DeepSeek, the Chinese AI startup, has launched its new hybrid reasoning model called DeepSeek V3.1 which is designed for agentic use cases and tool calling. It comes with two modes: Think and Non-Think, and can automatically think for longer if the query requires more time to solve. The Think/Non-Think mode can be enabled using the “DeepThink” button.
The non-think mode uses deepseek-chat, and the thinking mode uses deepseek-reasoner. Both come with a context length of 128K tokens and activate 37B parameters, out of 671B parameters. For your information, the DeepSeek V3.1 Base is trained on 840B tokens, on top of V3. What is interesting is that DeepSeek V3.1 performs very well at multi-step reasoning tasks.
For instance, in SWE-bench Verified — a benchmark that tests coding performance on real-world software engineering tasks — DeepSeek V3.1 scored 66.0%, much higher than DeepSeek R1-0528 which got 44.6%. For reference, OpenAI’s GPT-5 Thinking scored 74.9% and Anthropic’s Claude Opus 4.1 achieved 74.5%.

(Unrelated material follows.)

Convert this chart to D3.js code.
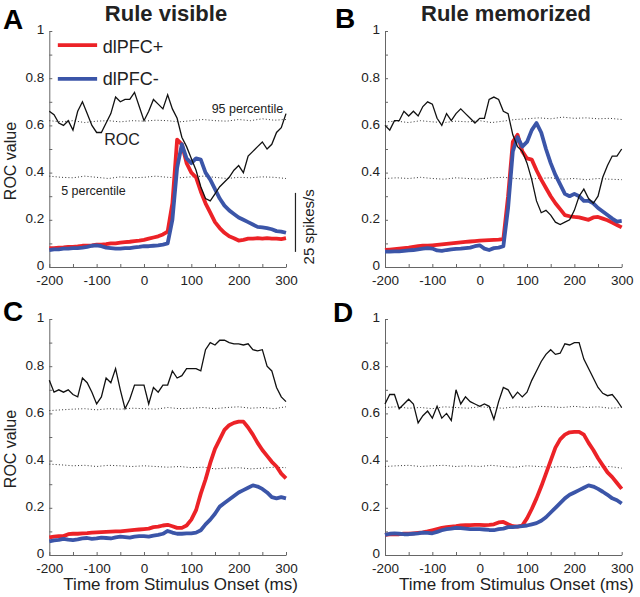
<!DOCTYPE html>
<html>
<head>
<meta charset="utf-8">
<script src="https://cdn.jsdelivr.net/npm/d3@7/dist/d3.min.js"></script>
<style>
body { margin: 0; background: #fff; }
svg { font-family: "Liberation Sans", Arial, Helvetica, sans-serif; }
.tick text { fill: #222; }
.domain, .tick line { stroke: #666; }
</style>
</head>
<body>
<script>
// time axis (ms from stimulus onset), 10 ms bins
var time = [-200,-190,-180,-170,-160,-150,-140,-130,-120,-110,-100,-90,-80,-70,-60,-50,-40,-30,-20,-10,
    0,10,20,30,40,50,60,70,80,90,100,110,120,130,140,150,160,170,180,190,200,210,220,230,240,250,260,270,280,290,300];
// coarser time base for the shuffled percentile bands
var pctTime = [-200,-175,-150,-125,-100,-75,-50,-25,0,25,50,75,100,125,150,175,200,225,250,275,300];

// panel A - rule visible, dlPFC+ vs dlPFC- (cue period)
var rocA = [0.66,0.645,0.61,0.60,0.62,0.58,0.66,0.70,0.65,0.60,0.57,0.57,0.61,0.65,0.72,0.70,0.71,0.71,0.74,0.68,
    0.62,0.66,0.71,0.69,0.67,0.73,0.67,0.63,0.55,0.51,0.46,0.41,0.34,0.29,0.28,0.31,0.34,0.36,0.38,0.41,
    0.43,0.40,0.47,0.49,0.51,0.53,0.50,0.52,0.57,0.59,0.65];
var redA = [0.08,0.08,0.082,0.083,0.085,0.085,0.087,0.09,0.09,0.092,0.095,0.095,0.097,0.10,0.10,0.103,0.105,0.107,0.11,0.112,
    0.115,0.12,0.125,0.13,0.138,0.15,0.27,0.54,0.52,0.44,0.40,0.38,0.32,0.27,0.23,0.19,0.165,0.145,0.13,0.122,
    0.112,0.115,0.12,0.12,0.122,0.12,0.122,0.12,0.12,0.118,0.122];
var blueA = [0.072,0.075,0.075,0.078,0.078,0.08,0.08,0.082,0.085,0.09,0.092,0.088,0.082,0.08,0.078,0.078,0.08,0.08,0.083,0.085,
    0.088,0.088,0.09,0.092,0.095,0.10,0.20,0.42,0.52,0.46,0.44,0.46,0.455,0.40,0.37,0.33,0.29,0.26,0.24,0.225,
    0.21,0.20,0.19,0.18,0.17,0.168,0.165,0.16,0.152,0.15,0.145];
var p95A = [0.62,0.615,0.62,0.612,0.618,0.62,0.615,0.62,0.618,0.622,0.62,0.615,0.62,0.625,0.62,0.618,0.625,0.62,0.628,0.622,0.625];
var p5A = [0.385,0.38,0.378,0.385,0.38,0.375,0.382,0.378,0.38,0.385,0.38,0.378,0.382,0.385,0.38,0.375,0.38,0.378,0.382,0.38,0.375];

// panel B - rule memorized
var rocB = [0.60,0.58,0.62,0.62,0.66,0.64,0.66,0.64,0.68,0.70,0.69,0.63,0.60,0.65,0.62,0.65,0.67,0.65,0.63,0.61,
    0.63,0.63,0.71,0.72,0.71,0.66,0.65,0.56,0.51,0.49,0.44,0.37,0.28,0.23,0.24,0.22,0.19,0.18,0.19,0.20,
    0.24,0.30,0.33,0.29,0.27,0.30,0.38,0.43,0.47,0.47,0.50];
var redB = [0.072,0.074,0.076,0.078,0.08,0.082,0.085,0.088,0.09,0.09,0.092,0.094,0.096,0.098,0.10,0.102,0.104,0.106,0.108,0.11,
    0.112,0.113,0.114,0.115,0.116,0.118,0.30,0.53,0.56,0.49,0.46,0.455,0.41,0.37,0.335,0.30,0.27,0.245,0.22,0.215,
    0.212,0.21,0.205,0.20,0.21,0.212,0.205,0.198,0.188,0.178,0.168];
var blueB = [0.065,0.065,0.066,0.066,0.068,0.07,0.072,0.075,0.078,0.08,0.078,0.07,0.068,0.072,0.075,0.077,0.078,0.08,0.082,0.088,
    0.092,0.078,0.072,0.08,0.082,0.088,0.25,0.49,0.55,0.51,0.53,0.58,0.61,0.57,0.50,0.44,0.39,0.35,0.31,0.30,
    0.31,0.30,0.28,0.28,0.27,0.25,0.235,0.22,0.205,0.192,0.195];
var p95B = [0.615,0.618,0.612,0.62,0.615,0.612,0.618,0.615,0.62,0.612,0.618,0.625,0.628,0.632,0.628,0.635,0.63,0.632,0.628,0.63,0.625];
var p5B = [0.375,0.378,0.375,0.38,0.375,0.372,0.378,0.375,0.372,0.378,0.38,0.375,0.372,0.375,0.378,0.372,0.375,0.37,0.375,0.372,0.37];

// panel C - rule visible, sample period
var rocC = [0.74,0.69,0.70,0.69,0.70,0.68,0.67,0.75,0.73,0.69,0.64,0.67,0.75,0.73,0.79,0.70,0.62,0.66,0.72,0.72,
    0.72,0.64,0.71,0.69,0.72,0.72,0.78,0.75,0.76,0.79,0.79,0.79,0.78,0.87,0.90,0.89,0.91,0.91,0.90,0.895,
    0.895,0.89,0.895,0.87,0.865,0.87,0.80,0.78,0.71,0.67,0.65];
var redC = [0.075,0.078,0.08,0.08,0.088,0.09,0.09,0.092,0.093,0.095,0.096,0.097,0.098,0.099,0.10,0.10,0.102,0.104,0.106,0.108,
    0.11,0.112,0.118,0.12,0.125,0.128,0.122,0.115,0.115,0.125,0.15,0.19,0.26,0.32,0.39,0.45,0.49,0.53,0.55,0.56,
    0.565,0.565,0.54,0.51,0.475,0.445,0.42,0.395,0.375,0.345,0.325];
var blueC = [0.058,0.062,0.064,0.068,0.065,0.063,0.066,0.07,0.072,0.068,0.07,0.074,0.072,0.07,0.075,0.078,0.076,0.074,0.078,0.08,
    0.08,0.078,0.082,0.085,0.09,0.102,0.095,0.09,0.09,0.092,0.092,0.095,0.105,0.13,0.15,0.175,0.205,0.22,0.235,0.25,
    0.265,0.275,0.285,0.295,0.29,0.28,0.265,0.245,0.24,0.245,0.24];
var p95C = [0.612,0.615,0.618,0.62,0.615,0.62,0.618,0.622,0.62,0.618,0.625,0.62,0.622,0.625,0.62,0.625,0.628,0.622,0.625,0.62,0.628];
var p5C = [0.385,0.382,0.378,0.38,0.375,0.38,0.378,0.375,0.378,0.375,0.372,0.375,0.37,0.372,0.365,0.368,0.37,0.365,0.368,0.372,0.37];

// panel D - rule memorized, sample period
var rocD = [0.64,0.68,0.68,0.62,0.64,0.66,0.64,0.56,0.59,0.61,0.58,0.63,0.58,0.60,0.57,0.70,0.64,0.67,0.65,0.64,
    0.63,0.64,0.63,0.575,0.65,0.71,0.70,0.665,0.69,0.67,0.69,0.74,0.78,0.82,0.85,0.87,0.85,0.855,0.895,0.89,
    0.90,0.90,0.83,0.79,0.75,0.71,0.685,0.675,0.68,0.655,0.625];
var redD = [0.085,0.087,0.088,0.088,0.09,0.09,0.092,0.094,0.096,0.10,0.105,0.11,0.115,0.118,0.12,0.122,0.125,0.126,0.127,0.128,
    0.128,0.127,0.128,0.13,0.138,0.14,0.13,0.122,0.12,0.125,0.155,0.195,0.24,0.29,0.345,0.40,0.455,0.49,0.51,0.52,
    0.522,0.522,0.51,0.475,0.445,0.41,0.38,0.35,0.33,0.305,0.28];
var blueD = [0.085,0.09,0.092,0.09,0.088,0.088,0.09,0.092,0.095,0.094,0.092,0.098,0.105,0.11,0.112,0.115,0.114,0.112,0.11,0.11,
    0.11,0.108,0.106,0.105,0.11,0.112,0.118,0.118,0.12,0.122,0.125,0.13,0.135,0.145,0.16,0.18,0.20,0.22,0.24,0.255,
    0.265,0.275,0.285,0.295,0.29,0.28,0.268,0.255,0.24,0.232,0.218];
var p95D = [0.625,0.628,0.622,0.625,0.62,0.628,0.625,0.622,0.628,0.625,0.622,0.628,0.625,0.63,0.628,0.625,0.63,0.625,0.628,0.622,0.625];
var p5D = [0.375,0.378,0.38,0.375,0.378,0.38,0.375,0.378,0.375,0.38,0.375,0.372,0.378,0.375,0.372,0.375,0.37,0.375,0.372,0.375,0.368];

var xTicks = [-200,-150,-100,-50,0,50,100,150,200,250,300];
var yTicks = [0,0.1,0.2,0.3,0.4,0.5,0.6,0.7,0.8,0.9,1];
var seriesNames = ["dlPFC+", "dlPFC-"];
var scaleBarLabel = "25 spikes/s";

var red = "#ec2227", blue = "#3b55a8";

//svg container
var svg = d3.select("body")
    .append("svg")
    .attr("width", 640)
    .attr("height", 597);

var panels = [
    {letter: "A", title: "Rule visible", roc: rocA, red: redA, blue: blueA, p95: p95A, p5: p5A,
        left: 49.3, right: 286, bottom: 267, top: 31, ylab: true, xlab: false, lx: 3, ly: 29, tx: 166},
    {letter: "B", title: "Rule memorized", roc: rocB, red: redB, blue: blueB, p95: p95B, p5: p5B,
        left: 385, right: 621.7, bottom: 267, top: 31, ylab: false, xlab: false, lx: 335, ly: 28, tx: 506},
    {letter: "C", roc: rocC, red: redC, blue: blueC, p95: p95C, p5: p5C,
        left: 49.3, right: 286, bottom: 555, top: 319, ylab: true, xlab: true, lx: 3, ly: 321},
    {letter: "D", roc: rocD, red: redD, blue: blueD, p95: p95D, p5: p5D,
        left: 385, right: 621.7, bottom: 555, top: 319, ylab: false, xlab: true, lx: 333, ly: 322}
];

panels.forEach(drawPanel);

function drawPanel(p) {
    var x = d3.scaleLinear().domain([-200, 300]).range([p.left, p.right]);
    var y = d3.scaleLinear().domain([0, 1]).range([p.bottom, p.top]);
    var g = svg.append("g");

    // axes, ticks pointing inward; only every other tick is labelled
    g.append("g")
        .attr("transform", "translate(0," + p.bottom + ")")
        .call(d3.axisBottom(x).tickValues(xTicks).tickSizeInner(-3).tickSizeOuter(0).tickPadding(8)
            .tickFormat(function(d){ return d % 100 === 0 ? d : ""; }));
    var yAxis = g.append("g")
        .attr("transform", "translate(" + p.left + ",0)")
        .call(d3.axisLeft(y).tickValues(yTicks).tickSizeInner(-3).tickSizeOuter(0).tickPadding(5)
            .tickFormat(function(d, i){ return i % 2 === 0 ? d3.format("~g")(d) : ""; }));
    yAxis.selectAll(".tick text").attr("dy", "0.22em");
    g.selectAll(".tick text").filter(function(){ return this.textContent === ""; }).remove();
    g.selectAll(".tick text").style("font-size", "13.5px");

    var line = d3.line()
        .x(function(d){ return x(d[0]); })
        .y(function(d){ return y(d[1]); });

    // shuffled 95th and 5th percentile bands
    [p.p95, p.p5].forEach(function(s){
        g.append("path")
            .datum(d3.zip(pctTime, s))
            .attr("d", line)
            .attr("fill", "none")
            .attr("stroke", "#333")
            .attr("stroke-width", 1)
            .attr("stroke-dasharray", "1,2.2");
    });

    g.append("path").datum(d3.zip(time, p.red)).attr("d", line)
        .attr("fill", "none").attr("stroke", red).attr("stroke-width", 3.8).attr("stroke-linejoin", "round");
    g.append("path").datum(d3.zip(time, p.blue)).attr("d", line)
        .attr("fill", "none").attr("stroke", blue).attr("stroke-width", 3.8).attr("stroke-linejoin", "round");
    g.append("path").datum(d3.zip(time, p.roc)).attr("d", line)
        .attr("fill", "none").attr("stroke", "#111").attr("stroke-width", 1.3);

    // panel letter and title
    svg.append("text").attr("x", p.lx).attr("y", p.ly)
        .style("font-size", "28px").style("font-weight", "bold").text(p.letter);
    if (p.title) {
        svg.append("text").attr("x", p.tx).attr("y", 21).attr("text-anchor", "middle")
            .style("font-size", "22px").style("font-weight", "bold").attr("fill", "#222").text(p.title);
    }
    if (p.ylab) {
        svg.append("text")
            .attr("transform", "translate(16," + ((p.top + p.bottom) / 2 + 12) + ") rotate(-90)")
            .attr("text-anchor", "middle").style("font-size", "16px").attr("fill", "#222").text("ROC value");
    }
    if (p.xlab) {
        svg.append("text").attr("x", (p.left + p.right) / 2 + 13).attr("y", 590)
            .attr("text-anchor", "middle").style("font-size", "17px").attr("fill", "#222")
            .text("Time from Stimulus Onset (ms)");
    }

    if (p.letter === "A") {
        // legend
        [[red, 0.94, 0.907], [blue, 0.797, 0.771]].forEach(function(l, i){
            g.append("line").attr("x1", x(-182)).attr("x2", x(-99)).attr("y1", y(l[1])).attr("y2", y(l[1]))
                .attr("stroke", l[0]).attr("stroke-width", 3.8);
            g.append("text").attr("x", x(-87)).attr("y", y(l[2]))
                .style("font-size", "18px").attr("fill", "#222").text(seriesNames[i]);
        });
        // annotations
        g.append("text").attr("x", x(143)).attr("y", y(0.653)).style("font-size", "12.5px").attr("fill", "#222").text("95 percentile");
        g.append("text").attr("x", x(-84)).attr("y", y(0.517)).style("font-size", "16px").attr("fill", "#222").text("ROC");
        g.append("text").attr("x", x(-175)).attr("y", y(0.305)).style("font-size", "12.5px").attr("fill", "#222").text("5 percentile");
        // 25 spikes/s scale bar
        g.append("line").attr("x1", x(320)).attr("x2", x(320)).attr("y1", y(0.064)).attr("y2", y(0.314))
            .attr("stroke", "#222").attr("stroke-width", 1.2);
        g.append("text")
            .attr("transform", "translate(" + (x(320) + 19) + "," + y(0.17) + ") rotate(-90)")
            .attr("text-anchor", "middle").style("font-size", "15px").attr("fill", "#222").text(scaleBarLabel);
    }
}
</script>
</body>
</html>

In Humanity’s Last Exam (HLE), DeepSeek V3.1 achieved 29.8% with tool calling, and in GPQA Diamond, the new V3.1 model scored 81%. Overall, it seems the new DeepSeek V3.1 model is better than its earlier R1-0528 AI model. However, it doesn’t outperform GPT-5 or Claude 4 models. As for API pricing, the DeepSeek V3.1 costs $0.56 / $1.68 for input/output per 1 million tokens.